Yoneda has a valid type as long as the higher-rank extension is set:
newtype Yoneda f a = Yoneda (forall b. (a -> b) -> f b) which yields the type (forall b. (a -> b) -> f b) -> Yoneda f a.
b is picked by the consumer of Yoneda and hence doesn't appear on the LHS of the newtype declaration.
Coyoneda, however, doesn't make sense to me:
data Coyoneda f a = forall b. Coyoneda (b -> a) (f b) which yields (b -> a) -> f b -> Coyoneda f a.
b is explicitly quantified but the quantifier doesn't seem to be in the right position to render the type variable rank 2. Nonetheless b isn't listed on the LHS of the data declaration. So what is it? Almost existential? This is only an uneducated guess, because I don't quite understand existential quantifiers and assume Haskell doesn't support them.
data Coyoneda f a = forall b. Coyoneda (b -> a) (f b)

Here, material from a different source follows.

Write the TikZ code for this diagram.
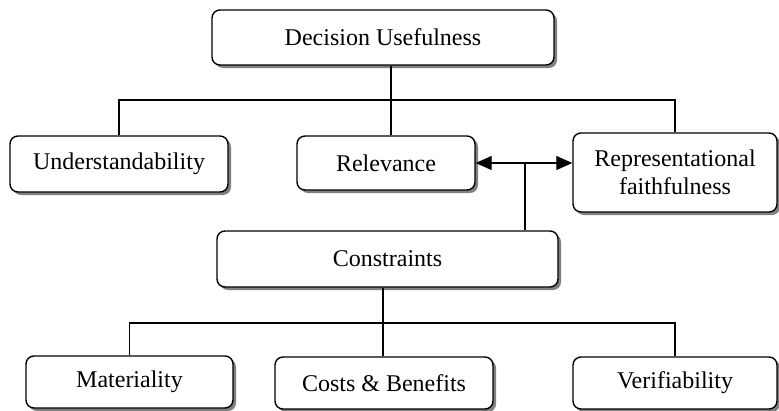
\documentclass[tikz,border=0pt]{standalone}
\usepackage{fontspec}
\setmainfont{Liberation Serif}
\usetikzlibrary{arrows.meta,shadows}

\begin{document}
\begin{tikzpicture}[x=1pt,y=-1pt,
  box/.style={draw,line width=1.4pt,rounded corners=8pt,fill=white,
    align=center,inner sep=0pt,font=\fontsize{24}{27.5}\selectfont,
    drop shadow={shadow xshift=3pt,shadow yshift=-3pt,fill=black!50,opacity=1}},
  link/.style={line width=1.2pt},
  >={Triangle[length=16pt,width=14pt]}]

 \useasboundingbox (0,0) rectangle (779,410);

% Top level
 \node[box,minimum width=342pt,minimum height=55pt] (dec) at (383,37.5) {Decision Usefulness};

% Qualities
 \node[box,minimum width=218pt,minimum height=56pt] (und) at (119,164) {Understandability};
 \node[box,minimum width=178pt,minimum height=54pt] (rel) at (386,163) {Relevance};
 \node[box,minimum width=204pt,minimum height=79pt] (rep) at (675,172.5) {Representational\\faithfulness};

% Constraints and the three below it
 \node[box,minimum width=341pt,minimum height=56pt] (con) at (387.5,259) {Constraints};
 \node[box,minimum width=207pt,minimum height=52pt] (mat) at (129.5,382) {Materiality};
 \node[box,minimum width=218pt,minimum height=52pt] (cos) at (384,383) {Costs \& Benefits};
 \node[box,minimum width=204pt,minimum height=52pt] (ver) at (675,383) {Verifiability};

 \coordinate (split) at (391,100); % upper fork
 \coordinate (mid) at (525,163);   % foot of the double arrow
 \coordinate (fork) at (383,323);  % lower fork

% Upper tree
 \draw[link] (split |- dec.south) -- (split |- rel.north);
 \draw[link] (und.north) |- (rep.north |- split) -- (rep.north);

% Relevance <-> faithfulness, joined to the constraints
 \draw[link,<->] (rel.east) -- (rel.east -| rep.west);
 \draw[link] (mid) -- (mid |- con.north);

% Lower tree
 \draw[link] (fork |- con.south) -- (fork |- cos.north);
 \draw[link] (mat.north) |- (ver.north |- fork) -- (ver.north);

\end{tikzpicture}
\end{document}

Can also be written with GADT syntax:
data Coyoneda f a where
Coyoneda :: forall b. (b -> a) -> f b -> Coyoneda f a
The explicit quantification is optional.
Coyoneda :: (b -> a) -> f b -> Coyoneda f a
Coyoneda :: forall f a b. (b -> a) -> f b -> Coyoneda f a
So you got it right: b is existentially quantified here, since it doesn’t appear in the result type of the Coyoneda data constructor.